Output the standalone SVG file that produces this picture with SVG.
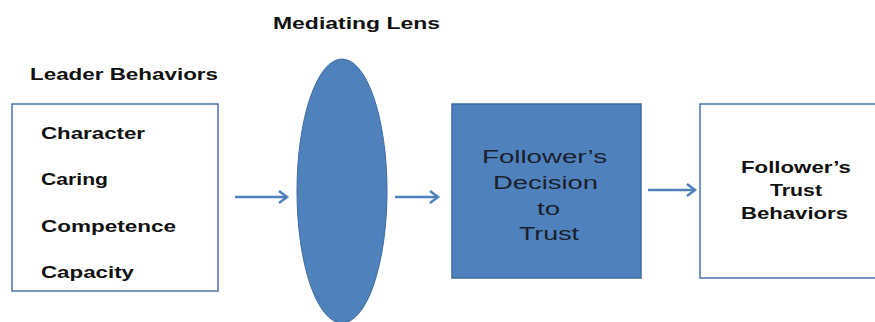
<svg xmlns="http://www.w3.org/2000/svg" width="875" height="322" viewBox="0 0 875 322">
<style>
.b{font-family:"Liberation Sans",Arial,sans-serif;font-weight:bold;font-size:17px;fill:#111;}
.n{font-family:"Liberation Sans",Arial,sans-serif;font-size:18px;fill:#1a1f2b;}
.box{fill:#fff;stroke:#4a74a8;stroke-width:1.5;}
.blue{fill:#4F81BD;stroke:#3f6b9e;stroke-width:1.5;}
.arr{stroke:#4F81BD;stroke-width:2.5;fill:none;marker-end:url(#ah);}
</style>
<defs>
<marker id="ah" markerWidth="14" markerHeight="14" refX="11" refY="7" orient="auto" markerUnits="userSpaceOnUse">
<polyline points="3,1 11,7 3,13" fill="none" stroke="#4F81BD" stroke-width="2.5"/>
</marker>
</defs>
<text class="b" x="273" y="29" textLength="167" lengthAdjust="spacingAndGlyphs">Mediating Lens</text>
<g id="leader">
<text class="b" x="30" y="80" textLength="188" lengthAdjust="spacingAndGlyphs">Leader Behaviors</text>
<rect class="box" x="12" y="104" width="206" height="187"/>
<text class="b" x="41" y="139" textLength="104" lengthAdjust="spacingAndGlyphs">Character</text>
<text class="b" x="41" y="185" textLength="67" lengthAdjust="spacingAndGlyphs">Caring</text>
<text class="b" x="41" y="232" textLength="135" lengthAdjust="spacingAndGlyphs">Competence</text>
<text class="b" x="41" y="278" textLength="93" lengthAdjust="spacingAndGlyphs">Capacity</text>
</g>
<g id="lens">
<ellipse cx="342" cy="191" rx="45" ry="132" fill="#4F81BD" stroke="#3f6b9e" stroke-width="1"/>
</g>
<g id="decision">
<rect class="blue" x="452" y="104" width="189" height="174"/>
<text class="n" x="482" y="163" textLength="125" lengthAdjust="spacingAndGlyphs">Follower’s</text>
<text class="n" x="493" y="189" textLength="105" lengthAdjust="spacingAndGlyphs">Decision</text>
<text class="n" x="537" y="215" textLength="23" lengthAdjust="spacingAndGlyphs">to</text>
<text class="n" x="519" y="240" textLength="60" lengthAdjust="spacingAndGlyphs">Trust</text>
</g>
<g id="behaviors">
<rect class="box" x="700" y="104" width="180" height="174"/>
<text class="b" x="741" y="173" textLength="110" lengthAdjust="spacingAndGlyphs">Follower’s</text>
<text class="b" x="770" y="196" textLength="52" lengthAdjust="spacingAndGlyphs">Trust</text>
<text class="b" x="741" y="219" textLength="107" lengthAdjust="spacingAndGlyphs">Behaviors</text>
</g>
<g id="connectors">
<line class="arr" x1="235" y1="197" x2="287" y2="197"/>
<line class="arr" x1="395" y1="197" x2="438" y2="197"/>
<line class="arr" x1="648" y1="190" x2="695" y2="190"/>
</g>
</svg>
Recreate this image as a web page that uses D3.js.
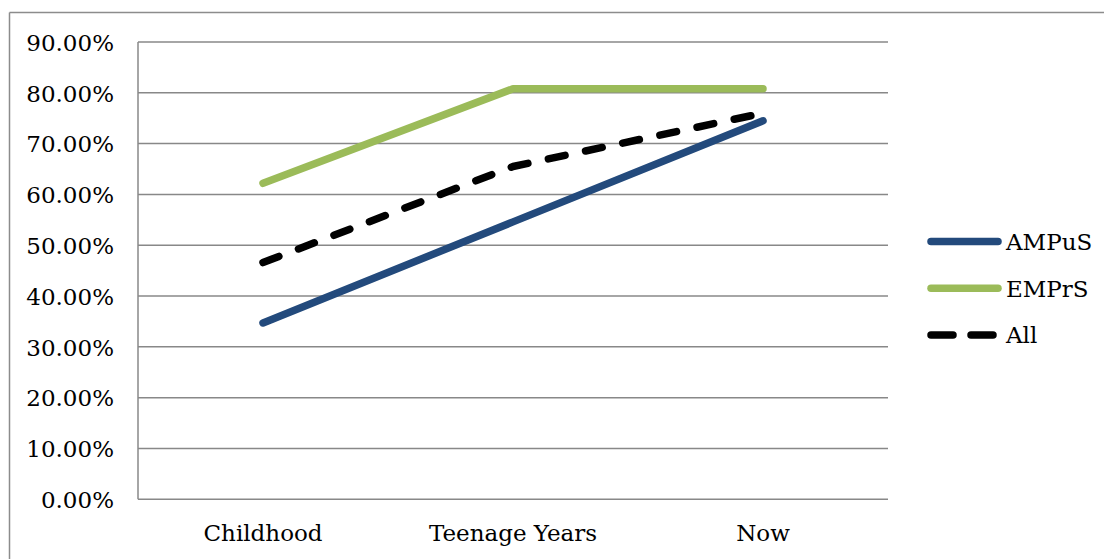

----------

Set down the complete material exactly, but do not include the images.

Output the standalone SVG file that produces this picture with SVG.
<svg xmlns="http://www.w3.org/2000/svg" width="875" height="322" viewBox="0 0 875 322">
<style>
.b{font-family:"Liberation Sans",Arial,sans-serif;font-weight:bold;font-size:17px;fill:#111;}
.n{font-family:"Liberation Sans",Arial,sans-serif;font-size:18px;fill:#1a1f2b;}
.box{fill:#fff;stroke:#4a74a8;stroke-width:1.5;}
.blue{fill:#4F81BD;stroke:#3f6b9e;stroke-width:1.5;}
.arr{stroke:#4F81BD;stroke-width:2.5;fill:none;marker-end:url(#ah);}
</style>
<defs>
<marker id="ah" markerWidth="14" markerHeight="14" refX="11" refY="7" orient="auto" markerUnits="userSpaceOnUse">
<polyline points="3,1 11,7 3,13" fill="none" stroke="#4F81BD" stroke-width="2.5"/>
</marker>
</defs>
<text class="b" x="273" y="29" textLength="167" lengthAdjust="spacingAndGlyphs">Mediating Lens</text>
<g id="leader">
<text class="b" x="30" y="80" textLength="188" lengthAdjust="spacingAndGlyphs">Leader Behaviors</text>
<rect class="box" x="12" y="104" width="206" height="187"/>
<text class="b" x="41" y="139" textLength="104" lengthAdjust="spacingAndGlyphs">Character</text>
<text class="b" x="41" y="185" textLength="67" lengthAdjust="spacingAndGlyphs">Caring</text>
<text class="b" x="41" y="232" textLength="135" lengthAdjust="spacingAndGlyphs">Competence</text>
<text class="b" x="41" y="278" textLength="93" lengthAdjust="spacingAndGlyphs">Capacity</text>
</g>
<g id="lens">
<ellipse cx="342" cy="191" rx="45" ry="132" fill="#4F81BD" stroke="#3f6b9e" stroke-width="1"/>
</g>
<g id="decision">
<rect class="blue" x="452" y="104" width="189" height="174"/>
<text class="n" x="482" y="163" textLength="125" lengthAdjust="spacingAndGlyphs">Follower’s</text>
<text class="n" x="493" y="189" textLength="105" lengthAdjust="spacingAndGlyphs">Decision</text>
<text class="n" x="537" y="215" textLength="23" lengthAdjust="spacingAndGlyphs">to</text>
<text class="n" x="519" y="240" textLength="60" lengthAdjust="spacingAndGlyphs">Trust</text>
</g>
<g id="behaviors">
<rect class="box" x="700" y="104" width="180" height="174"/>
<text class="b" x="741" y="173" textLength="110" lengthAdjust="spacingAndGlyphs">Follower’s</text>
<text class="b" x="770" y="196" textLength="52" lengthAdjust="spacingAndGlyphs">Trust</text>
<text class="b" x="741" y="219" textLength="107" lengthAdjust="spacingAndGlyphs">Behaviors</text>
</g>
<g id="connectors">
<line class="arr" x1="235" y1="197" x2="287" y2="197"/>
<line class="arr" x1="395" y1="197" x2="438" y2="197"/>
<line class="arr" x1="648" y1="190" x2="695" y2="190"/>
</g>
</svg>
Recreate this image as a web page that uses D3.js.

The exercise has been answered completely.